Le KKL-JNF prévoit d’enraciner la protection des arbres dans la loi

L’organisation cherche à préserver les arbres et à élargir les zones forestières dans tout le pays – notamment en redéfinissant ce qu’est réellement une forêt

Sue Surkes est la journaliste spécialisée dans l'environnement du Times of Israel.

Le KKL-JNF (Fonds national juif) formule actuellement un plan stratégique national ambitieux courant sur 25 ans dont l’objectif est d’ajouter des milliers d’hectares aux forêts du pays et d’enraciner dans la loi la nécessaire protection des arbres.

Le plan cherchera à définir les forêts de la manière la plus large possible, à cartographier au mieux les secteurs voués à la préservation – forêts plantées par la main humaine ou naturelles – et à identifier les espaces non-zonés dans un autre dessein qui pourront en conséquence être utilisés par le KKL et par d’autres groupes pour des activités de reboisement.

Le KKL avait été fondé en 1901, initialement pour acquérir les terres sur lesquelles l’État juif pourrait être établi. Aujourd’hui, il est le propriétaire et le gardien de 13 % des terres appartenant à l’État, dont un grand nombre sont aujourd’hui des zones arborées.

Lorsqu’il avait été établi, il n’y avait que 1 400 hectares de forêt sur tout le territoire qui devait ultérieurement devenir Israël. Depuis, grâce à l’organisation, ce chiffre est passé à 155 000 hectares – parfois sur des terres dont le groupe n’est pas propriétaire.

Des arbres ont été par ailleurs plantés par d’autres organisations et par d’autres instances sur 50 000 hectares supplémentaires, ce qui amène la surface forestière totale à 200 000 hectares dans le pays.

Le plan stratégique prévoit que le KKL ajoute encore 50 000 hectares de forêt – avec donc un total de 250 000 hectares de surface forestière dans tout l’État d’Israël, soit 11 % de son territoire.

Une plantation d’arbres dans les collines de Judée, en 1930. (Crédit : Avraham Malevsky, KKL-JNF Photo Archive)

Les forêts du KKL sont prisées par les Israéliens qui aiment y faire de la randonnée, du vélo, des pique-niques et autres activités de loisir – en offrant également des espaces verts très recherchés.

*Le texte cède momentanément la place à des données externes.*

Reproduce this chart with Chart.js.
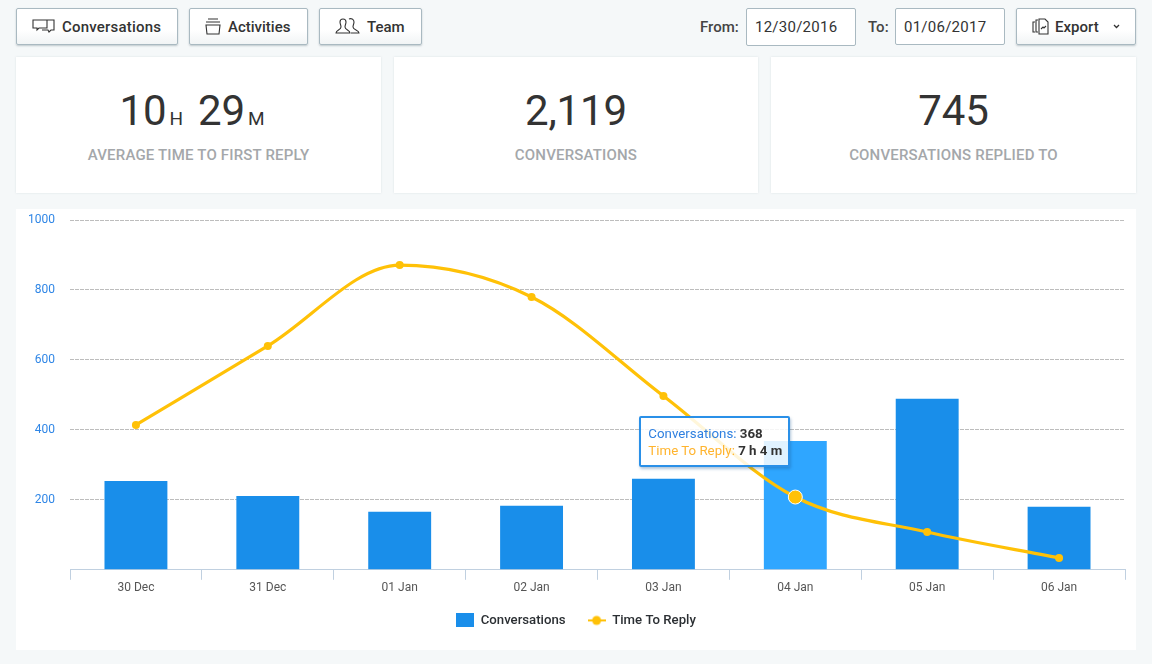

Mais elles affrontent un certain nombre de menaces – en particulier de la part du développement alors que les décisionnaires politiques, qui cherchent à résoudre une crise aiguë du logement, approuvent des projets qui grignotent l’orée des bois, explique au Times of Israel Noah Tal, cheffe de la planification au sein du KKL.

« Nous nous battons pour chaque centimètre de forêt. Une forêt, ce n’est pas seulement une couverture de végétation. Nous devons démontrer combien elles sont importantes pour la nature et contre le changement climatique, et combien elles sont déterminantes aussi pour la qualité de la vie humaine », explique-t-elle.

Une forêt communautaire du KKL à Rosh Haayin, dans le centre d’Israël. (Crédit : Bonnie Sheinman)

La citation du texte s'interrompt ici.